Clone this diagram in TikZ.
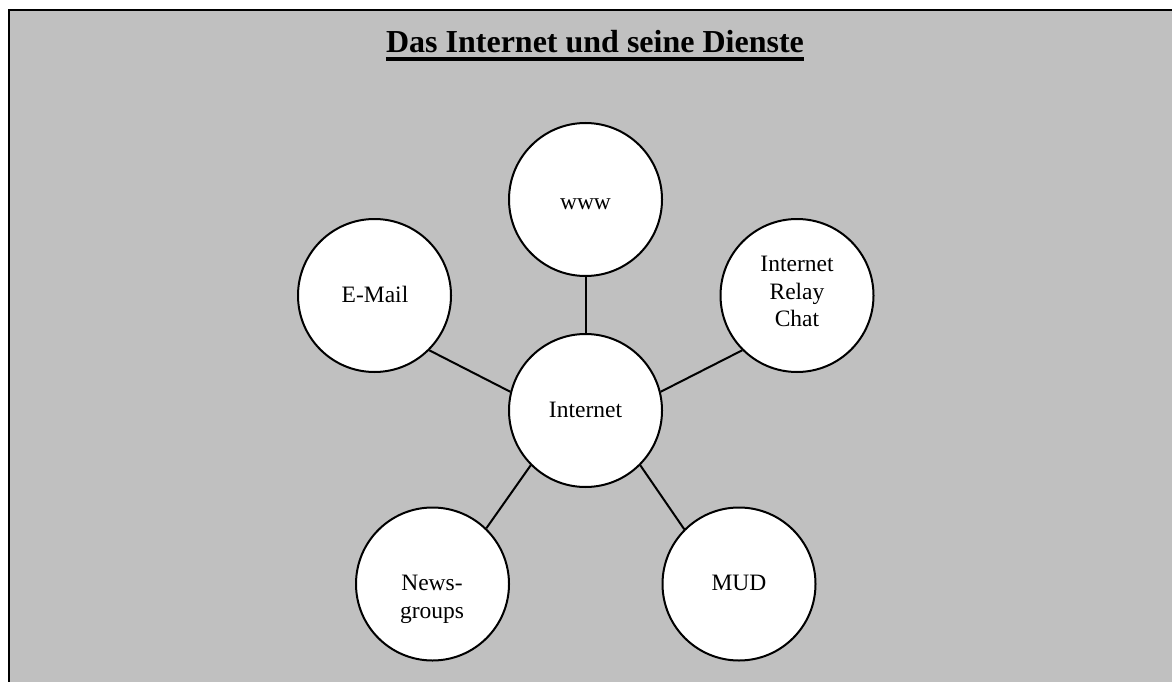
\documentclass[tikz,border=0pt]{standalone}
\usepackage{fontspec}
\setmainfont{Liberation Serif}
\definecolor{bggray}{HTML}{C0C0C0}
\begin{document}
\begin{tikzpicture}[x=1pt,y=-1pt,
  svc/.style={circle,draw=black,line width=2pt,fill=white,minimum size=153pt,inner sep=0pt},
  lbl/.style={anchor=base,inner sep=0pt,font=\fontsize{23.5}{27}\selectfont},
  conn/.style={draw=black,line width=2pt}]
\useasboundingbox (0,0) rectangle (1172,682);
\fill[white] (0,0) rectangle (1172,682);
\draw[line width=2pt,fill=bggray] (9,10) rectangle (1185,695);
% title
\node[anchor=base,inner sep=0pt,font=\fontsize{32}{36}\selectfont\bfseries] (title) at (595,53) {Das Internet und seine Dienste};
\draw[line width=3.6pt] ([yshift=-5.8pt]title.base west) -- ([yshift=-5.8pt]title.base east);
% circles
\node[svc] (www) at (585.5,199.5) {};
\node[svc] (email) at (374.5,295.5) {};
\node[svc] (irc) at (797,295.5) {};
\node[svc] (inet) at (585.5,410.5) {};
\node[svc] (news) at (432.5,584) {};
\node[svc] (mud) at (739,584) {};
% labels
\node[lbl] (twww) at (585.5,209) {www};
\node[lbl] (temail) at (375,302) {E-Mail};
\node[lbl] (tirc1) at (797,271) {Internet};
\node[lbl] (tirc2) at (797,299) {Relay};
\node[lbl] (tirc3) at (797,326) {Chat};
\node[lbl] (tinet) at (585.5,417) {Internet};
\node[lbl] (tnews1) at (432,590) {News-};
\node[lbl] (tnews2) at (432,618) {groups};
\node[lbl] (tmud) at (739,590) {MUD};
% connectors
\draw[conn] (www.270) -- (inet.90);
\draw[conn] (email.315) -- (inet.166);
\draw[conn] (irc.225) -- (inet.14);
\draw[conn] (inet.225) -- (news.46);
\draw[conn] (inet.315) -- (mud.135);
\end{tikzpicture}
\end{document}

================================

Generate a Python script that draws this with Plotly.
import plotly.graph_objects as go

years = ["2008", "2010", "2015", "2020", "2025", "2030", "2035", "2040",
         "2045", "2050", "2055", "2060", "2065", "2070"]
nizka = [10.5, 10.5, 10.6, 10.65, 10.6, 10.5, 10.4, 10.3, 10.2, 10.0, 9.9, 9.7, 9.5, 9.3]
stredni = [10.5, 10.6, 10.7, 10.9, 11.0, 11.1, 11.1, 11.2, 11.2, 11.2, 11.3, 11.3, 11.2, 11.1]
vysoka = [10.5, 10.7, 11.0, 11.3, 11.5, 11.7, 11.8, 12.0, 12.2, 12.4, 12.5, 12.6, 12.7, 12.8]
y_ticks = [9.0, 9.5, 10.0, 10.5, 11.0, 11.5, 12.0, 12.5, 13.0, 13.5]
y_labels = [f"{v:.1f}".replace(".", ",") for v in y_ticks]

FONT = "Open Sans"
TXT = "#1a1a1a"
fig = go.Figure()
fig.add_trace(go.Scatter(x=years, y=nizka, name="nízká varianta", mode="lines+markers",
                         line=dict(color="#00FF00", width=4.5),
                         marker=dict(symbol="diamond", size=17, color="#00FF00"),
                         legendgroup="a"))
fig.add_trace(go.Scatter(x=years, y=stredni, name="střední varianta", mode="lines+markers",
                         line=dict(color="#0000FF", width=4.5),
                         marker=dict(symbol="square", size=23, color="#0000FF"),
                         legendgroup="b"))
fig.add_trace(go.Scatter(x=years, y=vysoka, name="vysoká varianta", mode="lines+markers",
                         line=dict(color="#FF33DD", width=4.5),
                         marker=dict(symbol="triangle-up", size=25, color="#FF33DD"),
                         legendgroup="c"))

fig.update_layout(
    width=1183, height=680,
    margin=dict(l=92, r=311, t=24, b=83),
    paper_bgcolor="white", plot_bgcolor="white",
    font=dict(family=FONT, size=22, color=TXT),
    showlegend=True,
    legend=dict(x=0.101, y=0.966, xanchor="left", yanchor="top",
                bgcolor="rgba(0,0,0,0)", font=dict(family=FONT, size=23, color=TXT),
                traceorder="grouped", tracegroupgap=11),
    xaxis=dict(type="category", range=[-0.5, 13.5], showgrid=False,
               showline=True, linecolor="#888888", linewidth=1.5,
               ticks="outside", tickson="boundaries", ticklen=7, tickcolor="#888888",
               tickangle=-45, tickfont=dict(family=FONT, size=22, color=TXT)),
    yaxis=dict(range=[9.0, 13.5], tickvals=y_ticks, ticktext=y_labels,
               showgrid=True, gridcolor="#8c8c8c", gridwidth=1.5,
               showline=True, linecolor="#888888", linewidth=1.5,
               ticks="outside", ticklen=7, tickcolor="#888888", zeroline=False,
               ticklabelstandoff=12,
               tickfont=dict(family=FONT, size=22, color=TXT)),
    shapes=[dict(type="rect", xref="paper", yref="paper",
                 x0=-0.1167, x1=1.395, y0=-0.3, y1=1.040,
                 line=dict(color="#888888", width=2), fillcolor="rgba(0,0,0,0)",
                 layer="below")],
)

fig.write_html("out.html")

================================

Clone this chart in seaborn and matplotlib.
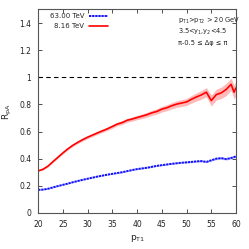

================================

__Required work__: From the listing, copy each line containing the word "Clone".

__Result for this task__:
Clone this diagram in TikZ.
Clone this chart in seaborn and matplotlib.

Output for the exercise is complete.